- Material
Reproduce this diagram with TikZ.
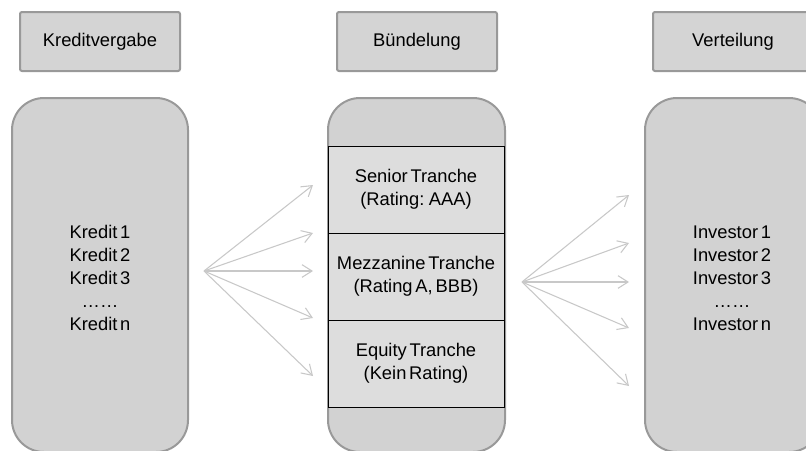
\documentclass[tikz,border=0pt]{standalone}
\usepackage{fontspec}
\setmainfont{Liberation Sans}[WordSpace=0.55]
\usetikzlibrary{arrows.meta}

\definecolor{hdrfill}{HTML}{D4D4D4}
\definecolor{boxfill}{HTML}{D2D2D2}
\definecolor{trfill}{HTML}{DDDDDD}
\definecolor{edgegray}{HTML}{999999}
\definecolor{arrowgray}{HTML}{C8C8C8}

\begin{document}
\begin{tikzpicture}[x=0.75pt,y=-0.75pt,
  every node/.style={font=\fontsize{13.75pt}{17.25pt}\selectfont, inner sep=0pt},
  header/.style={draw=edgegray, line width=1.5pt, fill=hdrfill, rounded corners=1.5pt,
    minimum width=120pt, minimum height=44.25pt},
  column/.style={draw=edgegray, line width=1.5pt, fill=boxfill, rounded corners=24pt,
    minimum height=265.5pt},
  tranche/.style={draw=black, line width=0.75pt, fill=trfill, align=center,
    minimum width=132pt, minimum height=65.25pt},
  listtext/.style={align=center},
  fan/.style={draw=arrowgray, line width=0.8pt,
    -{Straight Barb[length=7.5pt, width=9.5pt, line width=0.8pt]}}
]
\useasboundingbox (0,0) rectangle (806,450);

% column headers
\node[header] (hKredit) at (100,41.5) {Kreditvergabe};
\node[header] (hBuendel) at (417,41.5) {Bündelung};
\node[header] (hVerteil) at (733,41.5) {Verteilung};

% large rounded columns
\node[column, minimum width=132pt] (cKredit) at (100,275) {};
\node[column, minimum width=132.75pt] (cBuendel) at (416.5,275) {};
\node[column, minimum width=132pt] (cVerteil) at (733,275) {};

% tranches inside the pooling column
\node[tranche] (tSenior) at (416,189.5) {Senior Tranche\\(Rating: AAA)};
\node[tranche] (tMezz) at (416,276.5) {Mezzanine Tranche\\(Rating A, BBB)};
\node[tranche] (tEquity) at (416,363.5) {Equity Tranche\\(Kein Rating)};

% lists of loans and investors
\node[listtext] (lKredit) at (100,278) {Kredit 1\\Kredit 2\\Kredit 3\\……\\Kredit n};
\node[listtext] (lInvest) at (732,278) {Investor 1\\Investor 2\\Investor 3\\……\\Investor n};

% fan of arrows: loans to tranches
\coordinate (fanL) at (204,271);
\coordinate (tL1) at (313,185);
\coordinate (tL2) at (313,233);
\coordinate (tL3) at (313,271);
\coordinate (tL4) at (313,318);
\coordinate (tL5) at (313,376);
\foreach \t in {tL1,tL2,tL3,tL4,tL5} \draw[fan] (fanL) -- (\t);

% fan of arrows: tranches to investors
\coordinate (fanR) at (522,282);
\coordinate (tR1) at (629,195);
\coordinate (tR2) at (629,243);
\coordinate (tR3) at (629,282);
\coordinate (tR4) at (629,328);
\coordinate (tR5) at (629,386);
\foreach \t in {tR1,tR2,tR3,tR4,tR5} \draw[fan] (fanR) -- (\t);
\end{tikzpicture}
\end{document}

- Task goal
Print the data above verbatim from the first line through the line holding "minimum width=132pt] (cVerteil)", leaving every picture out.

- The answer
Reproduce this diagram with TikZ.
\documentclass[tikz,border=0pt]{standalone}
\usepackage{fontspec}
\setmainfont{Liberation Sans}[WordSpace=0.55]
\usetikzlibrary{arrows.meta}

\definecolor{hdrfill}{HTML}{D4D4D4}
\definecolor{boxfill}{HTML}{D2D2D2}
\definecolor{trfill}{HTML}{DDDDDD}
\definecolor{edgegray}{HTML}{999999}
\definecolor{arrowgray}{HTML}{C8C8C8}

\begin{document}
\begin{tikzpicture}[x=0.75pt,y=-0.75pt,
  every node/.style={font=\fontsize{13.75pt}{17.25pt}\selectfont, inner sep=0pt},
  header/.style={draw=edgegray, line width=1.5pt, fill=hdrfill, rounded corners=1.5pt,
    minimum width=120pt, minimum height=44.25pt},
  column/.style={draw=edgegray, line width=1.5pt, fill=boxfill, rounded corners=24pt,
    minimum height=265.5pt},
  tranche/.style={draw=black, line width=0.75pt, fill=trfill, align=center,
    minimum width=132pt, minimum height=65.25pt},
  listtext/.style={align=center},
  fan/.style={draw=arrowgray, line width=0.8pt,
    -{Straight Barb[length=7.5pt, width=9.5pt, line width=0.8pt]}}
]
\useasboundingbox (0,0) rectangle (806,450);

% column headers
\node[header] (hKredit) at (100,41.5) {Kreditvergabe};
\node[header] (hBuendel) at (417,41.5) {Bündelung};
\node[header] (hVerteil) at (733,41.5) {Verteilung};

% large rounded columns
\node[column, minimum width=132pt] (cKredit) at (100,275) {};
\node[column, minimum width=132.75pt] (cBuendel) at (416.5,275) {};
\node[column, minimum width=132pt] (cVerteil) at (733,275) {};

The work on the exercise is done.